Another one of the texts required by the bill, “The Centennial History of the United States,” was written in 1874 by James D. McCabe, who served in the Confederate War Department for a time, according to Johns Hopkins University.
Bennett said she hadn’t known about the author’s apparent ties to the Confederacy, but said it did not concern her. A Union supporter’s writings could also be made required reading for students.
“What I’m looking for is balance, not sides, if you know what I mean,” she said.
In its final form, the bill is unlikely to require that teachers assign the historical works of any specific authors or institutions. An amendment to remove that provision is in the works because the sponsors don’t want to throw business to particular entities, Bennett said.
The revised language, once it’s finalized and approved, will allow districts to purchase instructional material from any publisher that fits a certain established criteria, she said.
South Carolina is not alone in contemplating education legislation in response to the racial reckoning wrought by the 1619 Project.
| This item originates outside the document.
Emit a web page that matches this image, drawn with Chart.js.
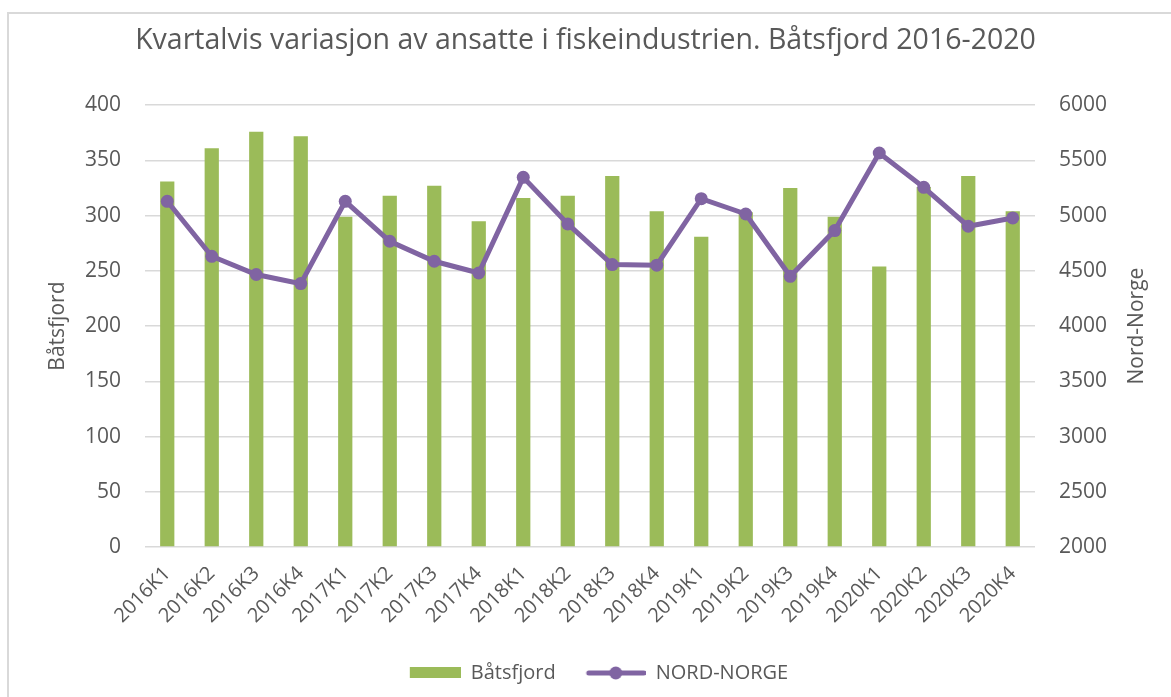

Lawmakers in at least five other Republican-controlled states have moved to ban the use of a school curriculum developed as part of the project and U.S. Sen. Tom Cotton, R-Arkansas, introduced legislation last year to cut off federal funding to any school that teaches the project.
Former President Donald Trump signed an executive order last year creating the 1776 Commission to promote “patriotic education” in schools, arguing that many students today are being “taught in school to hate their own country, and to believe that the men and women who built it were not heroes, but rather villains.”
Hannah-Jones, the 1619 Project’s creator, has defended its thesis while acknowledging in the Atlantic that she may have overstated how widespread the colonists’ support for slavery was.
During a symposium at the University of South Carolina last month, she said she believed the 1619 Project had come under fire from conservatives because it bucked the prevailing narrative of American exceptionalism and called into question their belief that America is the greatest country in the world.
“History is about power and who gets to shape the narrative and what narrative we will shape,” she said. “And as we know, the history we have been taught, whether it is in our schools, whether it is in museums, whether it is through popular culture, is a history of American exceptionalism. It is a history that necessarily downplays slavery and anti-Black racism and racial apartheid because those things are in direct contradiction to how we want to think about ourselves.”
Hannah-Jones said she expected pushback after publishing the project, but had not anticipated the extent and duration of the vitriol nor the concerted legislative efforts to squelch its message.
“I actually take these efforts to legislate against an American work of journalism because they’re so afraid of these ideas as my greatest honor other than the Pulitzer,” she said.
Hannah-Jones said the 1619 Project never claimed to present a singular unimpeachable history of America’s founding or replace what’s currently being taught in schools, but rather sought to reframe the nation’s history through the lens of slavery and explain how the legacy of slavery shaped and continues to shape the United States today.
“That’s the difference between our project and the work of something like the 1776 Commission or standard curriculum,” she said. “They pretend to be the story — that we have decided that this is the important American history that you should learn and they necessarily erase so much of the history that doesn’t fit the narrative of American exceptionalism.”
Rivers, the Beaufort Democrat, agreed that support for a return to so-called patriotic education in South Carolina stems from fears among conservatives that the 1619 Project exposes chinks in the armor of the prevailing American narrative.
“If we’re going to be authentic, we must deal with truth as it continues to reveal itself,” he said. “The 1619 Project, even if it’s uncomfortable, it’s not a lie.”